As veiling garments, the burqa and niqab are reflective of particularly conservative Muslim subcultures that place much stricter codes of dress and conduct on women. The term 'subcultures' is deliberate, because we should be under no illusions that all, or even a majority of Muslims, advocate the wearing of the veil. These garments reflect an interpretation of modesty that requires complete bodily and facial coverage. Women who wear the veil overwhelmingly do so in order to preserve their purity and piety, by shielding themselves from the corrupting influence of the male gaze.

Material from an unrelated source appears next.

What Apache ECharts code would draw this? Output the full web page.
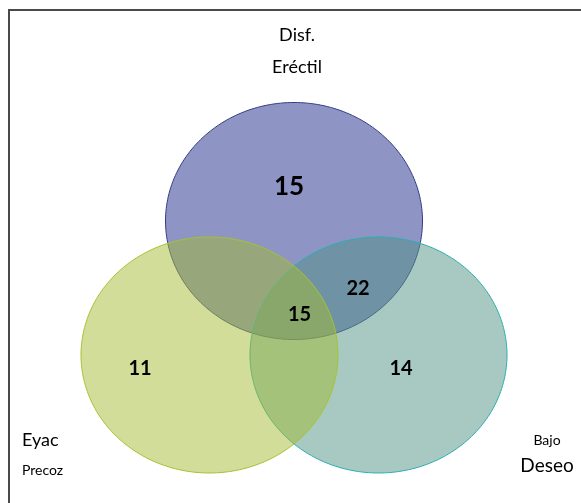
<!DOCTYPE html>
<html>
<head>
<meta charset="utf-8">
<script src="https://cdn.jsdelivr.net/npm/echarts@6/dist/echarts.min.js"></script>
<style>
html,body{margin:0;padding:0;background:#fff;}
#c{width:581px;height:503px;}
</style>
</head>
<body>
<div id="c"></div>
<script>
// ---- data ----
const setNames = ['Disf.\nEréctil', 'Eyac\nPrecoz', 'Bajo\nDeseo'];
const regionNames = ['Solo Disf. Eréctil', 'Solo Eyac Precoz', 'Solo Bajo Deseo', 'Disf. Eréctil + Bajo Deseo', 'Las tres'];
const regionValues = [15, 11, 14, 22, 15];

// ---- layout (geometry in chart units == pixels) ----
const ellipseLayout = [
  {cx: 294, cy: 221, rx: 128.5, ry: 118.5, fill: 'rgba(29,41,137,0.5)', stroke: '#353c86'},
  {cx: 209.5, cy: 355, rx: 128.5, ry: 118, fill: 'rgba(163,187,51,0.5)', stroke: '#a4c232'},
  {cx: 378.5, cy: 355, rx: 128.5, ry: 118, fill: 'rgba(81,147,133,0.5)', stroke: '#2aaeb0'}
];
const drawOrder = [0, 2, 1];
const regionLabelPos = [[289, 187, 26], [140, 369, 20], [401, 369, 20], [358, 289, 20], [299.5, 315, 20]];

const chart = echarts.init(document.getElementById('c'), null, {renderer: 'canvas'});

const ellipseData = drawOrder.map(i => [i]);

function ellipsePoints(api, e) {
  const pts = [];
  const n = 240;
  for (let k = 0; k < n; k++) {
    const t = 2 * Math.PI * k / n;
    pts.push(api.coord([e.cx + e.rx * Math.cos(t), e.cy + e.ry * Math.sin(t)]));
  }
  return pts;
}

const font = 'Lato, "Open Sans", sans-serif';

const option = {
  animation: false,
  grid: {left: 0, right: 0, top: 0, bottom: 0},
  xAxis: {type: 'value', min: 0, max: 581, show: false},
  yAxis: {type: 'value', min: 0, max: 503, inverse: true, show: false},
  graphic: [{
    type: 'rect', shape: {x: 9, y: 10, width: 620, height: 560},
    style: {fill: 'none', stroke: '#4a4a4a', lineWidth: 2}, silent: true
  }],
  series: [
    {
      type: 'custom',
      data: ellipseData,
      silent: true,
      renderItem: function (params, api) {
        const e = ellipseLayout[api.value(0)];
        return {
          type: 'polygon',
          shape: {points: ellipsePoints(api, e)},
          style: {fill: e.fill, stroke: e.stroke, lineWidth: 1}
        };
      }
    },
    {
      type: 'custom',
      data: regionValues.map((v, i) => [i, v]),
      silent: true,
      z: 5,
      renderItem: function (params, api) {
        const i = api.value(0);
        const p = regionLabelPos[i];
        const pt = api.coord([p[0], p[1]]);
        return {
          type: 'text',
          x: pt[0], y: pt[1],
          style: {
            text: String(api.value(1)),
            fill: '#000',
            font: 'bold ' + p[2] + 'px ' + font,
            align: 'center', verticalAlign: 'middle'
          }
        };
      }
    },
    {
      type: 'custom',
      data: setNames.map((n, i) => [i]),
      silent: true,
      z: 5,
      renderItem: function (params, api) {
        const i = api.value(0);
        const parts = setNames[i].split('\n');
        const lay = [
          [[297, 35, 18, 'center'], [297, 67, 18, 'center']],
          [[22, 440, 18, 'left'], [22, 470, 14, 'left']],
          [[547, 440, 14, 'center'], [547, 466, 19, 'center']]
        ][i];
        return {
          type: 'group',
          children: parts.map((t, k) => {
            const pt = api.coord([lay[k][0], lay[k][1]]);
            return {
              type: 'text', x: pt[0], y: pt[1],
              style: {text: t, fill: '#000', font: lay[k][2] + 'px ' + font, align: lay[k][3], verticalAlign: 'middle'}
            };
          })
        };
      }
    }
  ]
};
chart.setOption(option);
</script>
</body>
</html>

In wearing the veil, they are denied the most crucial basis for human interaction – that of recognition. The veil strips away the prospect of their taking part in society's activities in any meaningful way. The ability to empathize with a wearer of the veil is almost completely lost. It's unsurprising then, that countries where the veil is most prevalent - such as Saudi Arabia and Afghanistan - are also those where women are most marginalized. In effect, women become the walking disappeared. They are silhouettes; in the social world but not of it.
Rationalizing the veil as merely an 'individual choice' reveals our general inability to discuss the nuances of social conformity. While it's true to say that not all veil-wearing women are forced to do so, the nature of subcultures with strict standards of conduct means that conformity is often achieved in the absence of explicit coercion. In communities that interpret the virtues of femininity through the complete concealment of women's faces and bodies, it's to be expected that some women will willingly submit to that practice. This is the difference between being told that one must wear veil, and simply knowing that one should wear the veil.
Western progressives and feminists have become well attuned to the most subtle and insidious signs of a gendered system of inequality in the West. And yet, in describing the wearing of the veil solely in terms of 'a women's right to choose', they are staring directly past a patriarchal system far more conservative than their own.
It's a testament to the capacity for conceptual contortion that the utter effacement of veil-wearing women in public could be framed as just another form of individualised expression. This, by the very people in the political sphere who should be able to recognize systematic marginalization when they encounter it.
Once these social norms that govern the wearing of the veil are understood, the notion of it being an 'individual choice' starts to look both simplistic, and misleading.
However, there is still the matter of the overwhelming support for the wearing of the veil by progressives and feminists. This can be interpreted in several ways. Firstly, some may truly believe that there are many roads to the empowerment and equal participation of women in society - and that the veil is as valid a means to achieving that goal as any other form of dress. Such a vision of gender equity is difficult to take seriously, particularly as it is only women who are incentivised to render themselves anonymous in the public sphere.
Another possibility is that progressives and feminists are happy for women to 'Destroy The Joint' on our own cultural turf, but simply lack the conviction to argue their case against practices that originate from outside the West. Concerns about cultural imperialism are perhaps understandable. But this is not about Australian values being 'imposed' on Muslims. It's about universal human rights being extended to all women, even to those whose immediate religious and cultural milieu smothers them in front of our eyes. If progressives and feminists won't support the erosion of such an obvious subculture of gendered inequality here, then where will they support it?